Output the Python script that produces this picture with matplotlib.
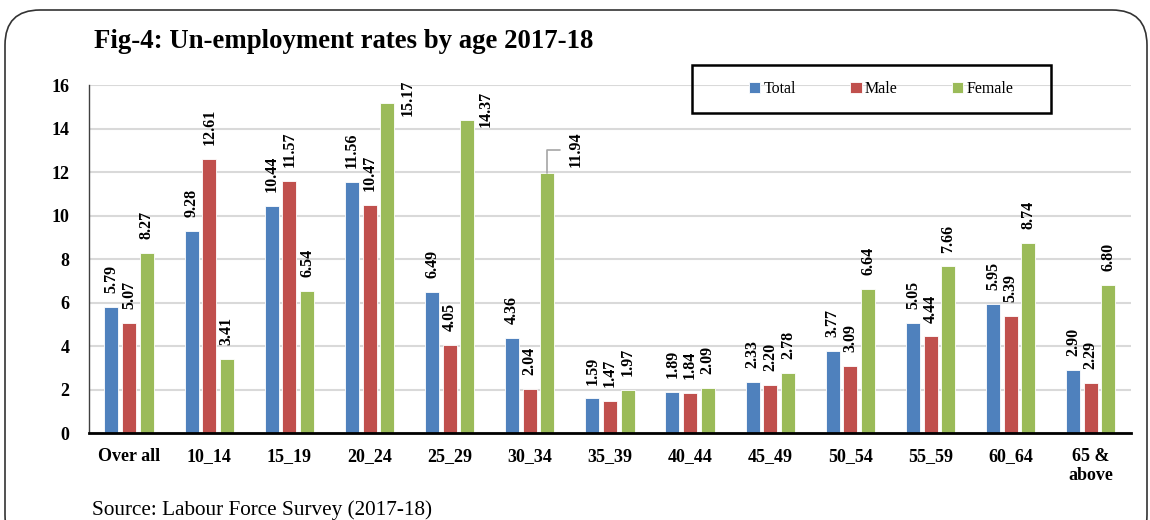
import matplotlib
matplotlib.use("Agg")
import matplotlib.pyplot as plt
import numpy as np
from matplotlib.patches import FancyBboxPatch, Rectangle
from matplotlib.transforms import IdentityTransform

categories = ["Over all", "10_14", "15_19", "20_24", "25_29", "30_34", "35_39",
              "40_44", "45_49", "50_54", "55_59", "60_64", "65 &\nabove"]
total = [5.79, 9.28, 10.44, 11.56, 6.49, 4.36, 1.59, 1.89, 2.33, 3.77, 5.05, 5.95, 2.90]
male = [5.07, 12.61, 11.57, 10.47, 4.05, 2.04, 1.47, 1.84, 2.20, 3.09, 4.44, 5.39, 2.29]
female = [8.27, 3.41, 6.54, 15.17, 14.37, 11.94, 1.97, 2.09, 2.78, 6.64, 7.66, 8.74, 6.80]
series_names = ["Total", "Male", "Female"]
yticks = [0, 2, 4, 6, 8, 10, 12, 14, 16]

colors = ["#4F81BD", "#C0504D", "#9BBB59"]
serif = ["Liberation Serif", "DejaVu Serif"]
plt.rcParams["font.family"] = serif

fig = plt.figure(figsize=(11.5, 5.2), dpi=100)
ax = fig.add_axes([0.0774, 0.1673, 0.906, 0.6692])

x = np.arange(len(categories))
width = 0.175
step = 0.22
series = [total, male, female]
bars_all = []
for i, (vals, name, c) in enumerate(zip(series, series_names, colors)):
    b = ax.bar(x + (i - 1) * step, vals, width, color=c, edgecolor="white",
               linewidth=0.6, label=name, zorder=3)
    bars_all.append(b)

# special label placements (offset in points)
special = {(2, 3): (15, 4), (2, 4): (13, 8)}
lab_fs = 11.5
for si, b in enumerate(bars_all):
    for ci, rect in enumerate(b):
        v = series[si][ci]
        cx = rect.get_x() + rect.get_width() / 2
        txt = f"{v:.2f}"
        if (si, ci) in special:
            ox, oy = special[(si, ci)]
            ax.annotate(txt, (cx, v), xytext=(ox, oy), textcoords="offset points",
                        rotation=90, ha="center", va="center", fontsize=lab_fs,
                        fontweight="bold", zorder=5)
        elif (si, ci) == (2, 5):
            ax.annotate(txt, (cx, v), xytext=(20, 17), textcoords="offset points",
                        rotation=90, ha="center", va="center", fontsize=lab_fs,
                        fontweight="bold", zorder=5,
                        arrowprops=dict(arrowstyle="-", color="#A6A6A6", lw=1.2,
                                        connectionstyle="angle,angleA=0,angleB=90,rad=0",
                                        shrinkA=3, shrinkB=0))
        else:
            ax.annotate(txt, (cx, v), xytext=(0, 10), textcoords="offset points",
                        rotation=90, ha="center", va="bottom", fontsize=lab_fs,
                        fontweight="bold", zorder=5)

ax.set_xlim(-0.5, len(categories) - 0.5)
ax.set_ylim(0, 16)
ax.set_yticks(yticks)
ax.set_yticklabels([str(t) for t in yticks], fontsize=13, fontweight="bold")
ax.set_xticks(x)
ax.set_xticklabels(categories, fontsize=13, fontweight="bold", linespacing=1.1)
ax.tick_params(axis="both", length=0)
ax.tick_params(axis="y", pad=14)
ax.tick_params(axis="x", pad=11)
ax.grid(axis="y", color="#D9D9D9", lw=1.5, zorder=0)
ax.set_axisbelow(True)
for s in ["top", "right"]:
    ax.spines[s].set_visible(False)
ax.spines["bottom"].set_color("black")
ax.spines["bottom"].set_linewidth(2)
ax.spines["bottom"].set_zorder(4)
ax.spines["left"].set_color("#404040")
ax.spines["left"].set_linewidth(1)

# legend
leg = ax.legend(loc="center", bbox_to_anchor=(0.7603, 0.988), ncol=3, frameon=False,
                prop={"family": serif, "size": 11.5}, handlelength=0.7, handleheight=0.7,
                handletextpad=0.2, columnspacing=3.4)
ax.add_patch(Rectangle((603 / 1042, (433 - 113) / 348), 359 / 1042, 48 / 348,
                       transform=ax.transAxes, fill=False, edgecolor="black",
                       lw=1.8, clip_on=False, zorder=6))

fig.text(94 / 1150, 1 - 42 / 520, "Fig-4: Un-employment rates by age 2017-18",
         fontsize=19.3, fontweight="bold", ha="left", va="center")
fig.text(92 / 1150, 1 - 510 / 520, "Source: Labour Force Survey (2017-18)",
         fontsize=15.3, ha="left", va="center")

frame = FancyBboxPatch((5, -30), 1142, 540, boxstyle="round,pad=0,rounding_size=35",
                       transform=IdentityTransform(), fill=False, edgecolor="#333333",
                       lw=1.2, clip_on=False)
fig.patches.append(frame)

fig.savefig("out.png", dpi=100)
▬▬▬▬▬▬
- _EXERCISE BRIEF_: Leave out the pictures and restate, word for word, the lines from the top of the data through the line containing "yticks = [0, 2, 4, 6, 8, 10, 12, 14, 16]", both included.

- _REPLY_:
Output the Python script that produces this picture with matplotlib.
import matplotlib
matplotlib.use("Agg")
import matplotlib.pyplot as plt
import numpy as np
from matplotlib.patches import FancyBboxPatch, Rectangle
from matplotlib.transforms import IdentityTransform

categories = ["Over all", "10_14", "15_19", "20_24", "25_29", "30_34", "35_39",
              "40_44", "45_49", "50_54", "55_59", "60_64", "65 &\nabove"]
total = [5.79, 9.28, 10.44, 11.56, 6.49, 4.36, 1.59, 1.89, 2.33, 3.77, 5.05, 5.95, 2.90]
male = [5.07, 12.61, 11.57, 10.47, 4.05, 2.04, 1.47, 1.84, 2.20, 3.09, 4.44, 5.39, 2.29]
female = [8.27, 3.41, 6.54, 15.17, 14.37, 11.94, 1.97, 2.09, 2.78, 6.64, 7.66, 8.74, 6.80]
series_names = ["Total", "Male", "Female"]
yticks = [0, 2, 4, 6, 8, 10, 12, 14, 16]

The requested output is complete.